INSTRUCTIONS TO FOLLOW
The listing below begins with the first line you should copy; stop after the line containing "const fitY = fitX.map(x", and drop every picture.

DATA

— BEGIN —

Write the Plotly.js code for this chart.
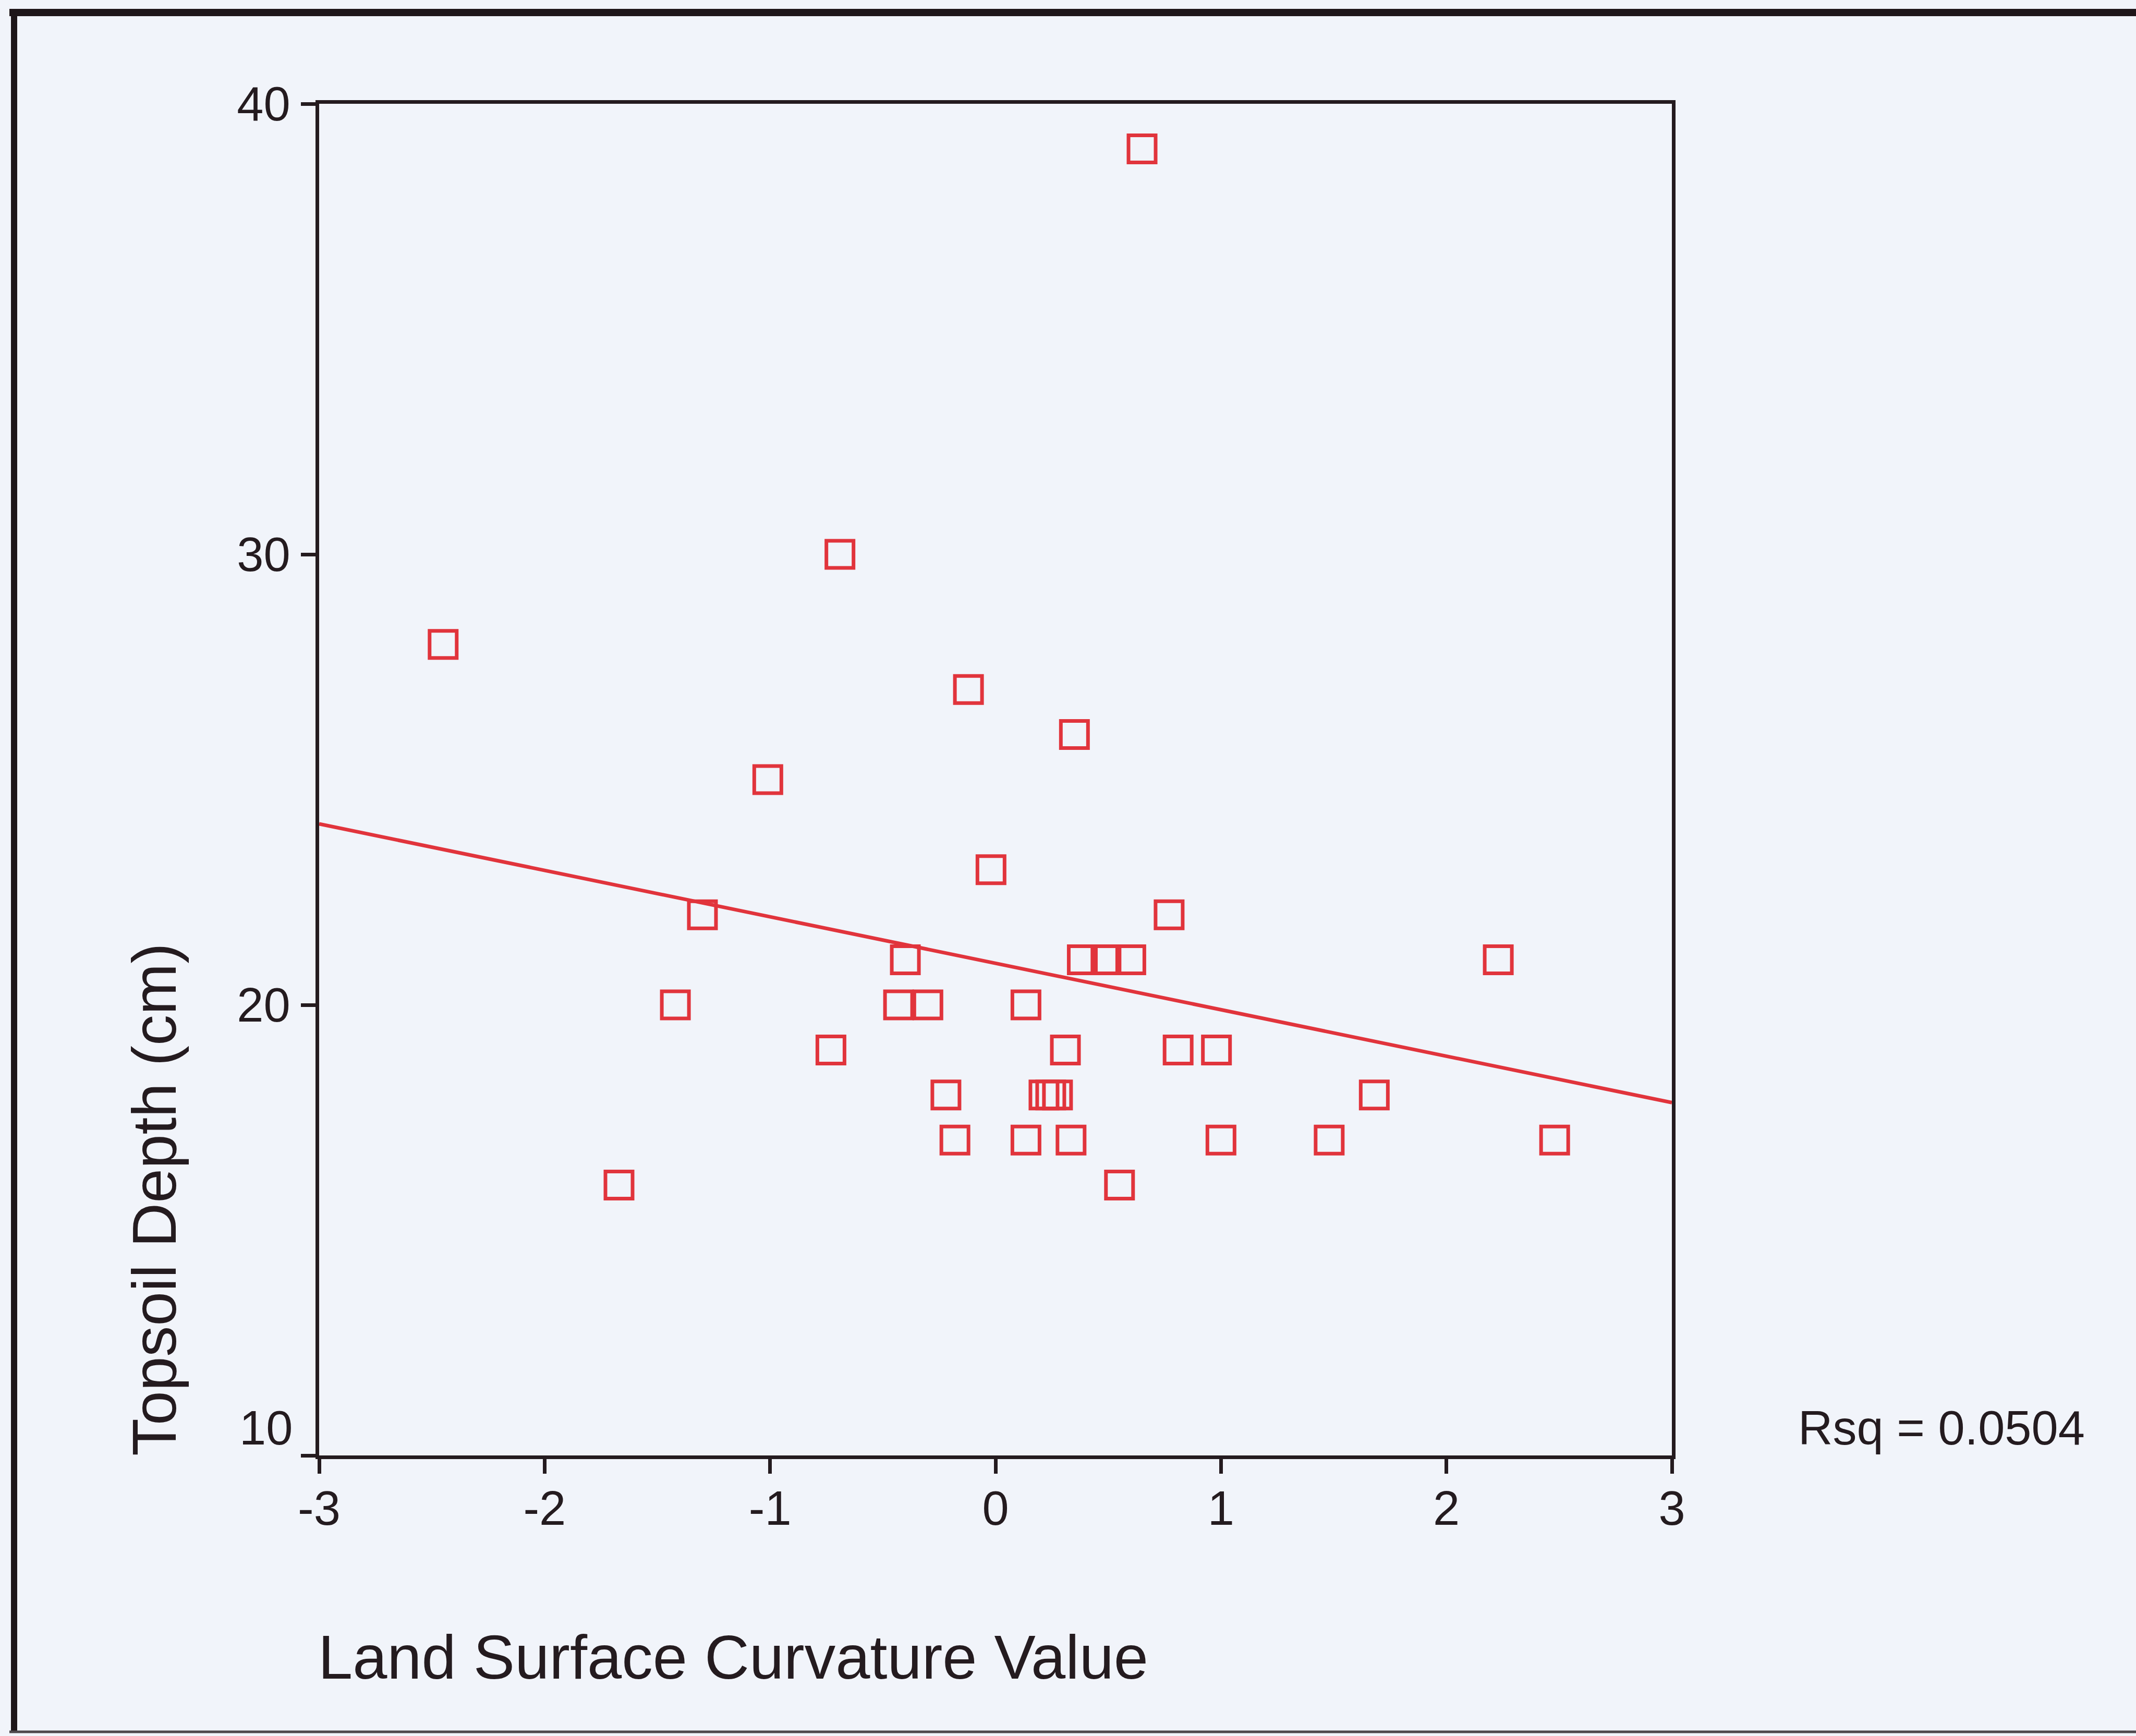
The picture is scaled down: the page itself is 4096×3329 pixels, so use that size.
<!DOCTYPE html>
<html>
<head>
<meta charset="utf-8">
<script src="https://cdn.plot.ly/plotly-3.0.1.min.js"></script>
<style>
  html, body { margin: 0; padding: 0; background: #f1f4fa; }
  #chart { width: 4096px; height: 3329px; }
</style>
</head>
<body>
<div id="chart"></div>
<script>
// Sample sites: land surface curvature vs. topsoil depth
const curvature = [
  -2.45, -0.69, 0.65, -0.12, 0.35, -1.01, -0.02, -1.30, 0.77,
  -0.40, 0.385, 0.49, 0.60, 2.23,
  -1.42, -0.43, -0.30, 0.135,
  -0.73, 0.31, 0.81, 0.98,
  -0.22, 0.215, 0.245, 0.275, 1.68,
  -0.18, 0.135, 0.335, 1.00, 1.48, 2.48,
  -1.67, 0.55
];
const depthCm = [
  28, 30, 39, 27, 26, 25, 23, 22, 22,
  21, 21, 21, 21, 21,
  20, 20, 20, 20,
  19, 19, 19, 19,
  18, 18, 18, 18, 18,
  17, 17, 17, 17, 17, 17,
  16, 16
];

const xTickVals = [-3, -2, -1, 0, 1, 2, 3];
const xTickText = ['-3', '-2', '-1', '0', '1', '2', '3'];
const yTickVals = [10, 20, 30, 40];
const yTickText = ['10', '20', '30', '40'];

const xTitle = 'Land Surface Curvature Value';
const yTitle = 'Topsoil Depth (cm)';
const rsqLabel = 'Rsq = 0.0504';

// Ordinary least-squares line through the points
function linearFit(xs, ys) {
  const n = xs.length;
  const mx = xs.reduce((a, b) => a + b, 0) / n;
  const my = ys.reduce((a, b) => a + b, 0) / n;
  let sxy = 0, sxx = 0;
  for (let i = 0; i < n; i++) {
    sxy += (xs[i] - mx) * (ys[i] - my);
    sxx += (xs[i] - mx) * (xs[i] - mx);
  }
  const slope = sxy / sxx;
  return { slope: slope, intercept: my - slope * mx };
}
const fit = linearFit(curvature, depthCm);
const fitX = [xTickVals[0], xTickVals[xTickVals.length - 1]];
const fitY = fitX.map(x => fit.intercept + fit.slope * x);

// Page geometry
const W = 4096, H = 3329;
const M = { l: 612, r: 890, t: 199, b: 538 };
const PW = W - M.l - M.r, PH = H - M.t - M.b;
const px = X => (X - M.l) / PW;           // page x -> paper x
const py = Y => (H - M.b - Y) / PH;       // page y -> paper y

const FONT = '"Liberation Sans", Arial, Helvetica, sans-serif';
const INK = '#241b1f';
const RED = '#e1343c';
const BG = '#f1f4fa';

const traces = [
  {
    type: 'scatter', mode: 'lines',
    x: fitX, y: fitY,
    line: { color: RED, width: 7 },
    hoverinfo: 'skip', showlegend: false
  },
  {
    type: 'scatter', mode: 'markers',
    x: curvature, y: depthCm,
    marker: {
      symbol: 'square-open', size: 52, color: RED,
      line: { color: RED, width: 7 }
    },
    showlegend: false
  }
];

const layout = {
  width: W, height: H,
  margin: M,
  paper_bgcolor: BG,
  plot_bgcolor: BG,
  font: { family: FONT, color: INK, size: 92 },
  showlegend: false,
  xaxis: {
    range: [-3, 3], tickvals: xTickVals, ticktext: xTickText,
    showgrid: false, zeroline: false,
    showline: true, linecolor: INK, linewidth: 7, mirror: true,
    ticks: 'outside', ticklen: 28, tickwidth: 7, tickcolor: INK,
    tickfont: { family: FONT, size: 92, color: INK },
    ticklabelstandoff: -12
  },
  yaxis: {
    range: [10, 40], tickvals: yTickVals,
    ticktext: yTickText.map((t, i) => (i === 0 ? '' : t)),
    showgrid: false, zeroline: false,
    showline: true, linecolor: INK, linewidth: 7, mirror: true,
    ticks: 'outside', ticklen: 28, tickwidth: 7, tickcolor: INK,
    tickfont: { family: FONT, size: 92, color: INK },
    ticklabelstandoff: 2
  },
  annotations: [
    // lowest y label sits just above the x axis
    {
      xref: 'paper', yref: 'y', x: px(563), y: yTickVals[0],
      xanchor: 'right', yanchor: 'bottom', showarrow: false,
      text: yTickText[0], font: { family: FONT, size: 92, color: INK }
    },
    {
      xref: 'paper', yref: 'paper', x: px(3446), y: py(2791),
      xanchor: 'left', yanchor: 'bottom', showarrow: false,
      text: rsqLabel, font: { family: FONT, size: 92, color: INK }
    },
    {
      xref: 'paper', yref: 'paper', x: px(608), y: py(3177),
      xanchor: 'left', yanchor: 'middle', showarrow: false,
      text: xTitle, font: { family: FONT, size: 119, color: INK }
    },
    {
      xref: 'paper', yref: 'paper', x: px(296), y: py(2300),
      xanchor: 'center', yanchor: 'middle', showarrow: false, textangle: -90,
      text: yTitle, font: { family: FONT, size: 118, color: INK }
    }
  ],
  shapes: [
    // page frame: heavy top and left rules, light bottom rule
    {
      type: 'line', xref: 'paper', yref: 'paper',
      x0: px(18), x1: px(W), y0: py(24), y1: py(24),
      line: { color: '#1e1619', width: 14 }
    },
    {
      type: 'line', xref: 'paper', yref: 'paper',
      x0: px(27), x1: px(27), y0: py(17), y1: py(3322),
      line: { color: '#1e1619', width: 12 }
    },
    {
      type: 'line', xref: 'paper', yref: 'paper',
      x0: px(18), x1: px(W), y0: py(3321), y1: py(3321),
      line: { color: '#4e484c', width: 5 }
    }
  ]
};

Plotly.newPlot('chart', traces, layout, { staticPlot: true, displayModeBar: false });
</script>
</body>
</html>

— END —

PROBLEM SOLUTION
Write the Plotly.js code for this chart.
The picture is scaled down: the page itself is 4096×3329 pixels, so use that size.
<!DOCTYPE html>
<html>
<head>
<meta charset="utf-8">
<script src="https://cdn.plot.ly/plotly-3.0.1.min.js"></script>
<style>
  html, body { margin: 0; padding: 0; background: #f1f4fa; }
  #chart { width: 4096px; height: 3329px; }
</style>
</head>
<body>
<div id="chart"></div>
<script>
// Sample sites: land surface curvature vs. topsoil depth
const curvature = [
  -2.45, -0.69, 0.65, -0.12, 0.35, -1.01, -0.02, -1.30, 0.77,
  -0.40, 0.385, 0.49, 0.60, 2.23,
  -1.42, -0.43, -0.30, 0.135,
  -0.73, 0.31, 0.81, 0.98,
  -0.22, 0.215, 0.245, 0.275, 1.68,
  -0.18, 0.135, 0.335, 1.00, 1.48, 2.48,
  -1.67, 0.55
];
const depthCm = [
  28, 30, 39, 27, 26, 25, 23, 22, 22,
  21, 21, 21, 21, 21,
  20, 20, 20, 20,
  19, 19, 19, 19,
  18, 18, 18, 18, 18,
  17, 17, 17, 17, 17, 17,
  16, 16
];

const xTickVals = [-3, -2, -1, 0, 1, 2, 3];
const xTickText = ['-3', '-2', '-1', '0', '1', '2', '3'];
const yTickVals = [10, 20, 30, 40];
const yTickText = ['10', '20', '30', '40'];

const xTitle = 'Land Surface Curvature Value';
const yTitle = 'Topsoil Depth (cm)';
const rsqLabel = 'Rsq = 0.0504';

// Ordinary least-squares line through the points
function linearFit(xs, ys) {
  const n = xs.length;
  const mx = xs.reduce((a, b) => a + b, 0) / n;
  const my = ys.reduce((a, b) => a + b, 0) / n;
  let sxy = 0, sxx = 0;
  for (let i = 0; i < n; i++) {
    sxy += (xs[i] - mx) * (ys[i] - my);
    sxx += (xs[i] - mx) * (xs[i] - mx);
  }
  const slope = sxy / sxx;
  return { slope: slope, intercept: my - slope * mx };
}
const fit = linearFit(curvature, depthCm);
const fitX = [xTickVals[0], xTickVals[xTickVals.length - 1]];
const fitY = fitX.map(x => fit.intercept + fit.slope * x);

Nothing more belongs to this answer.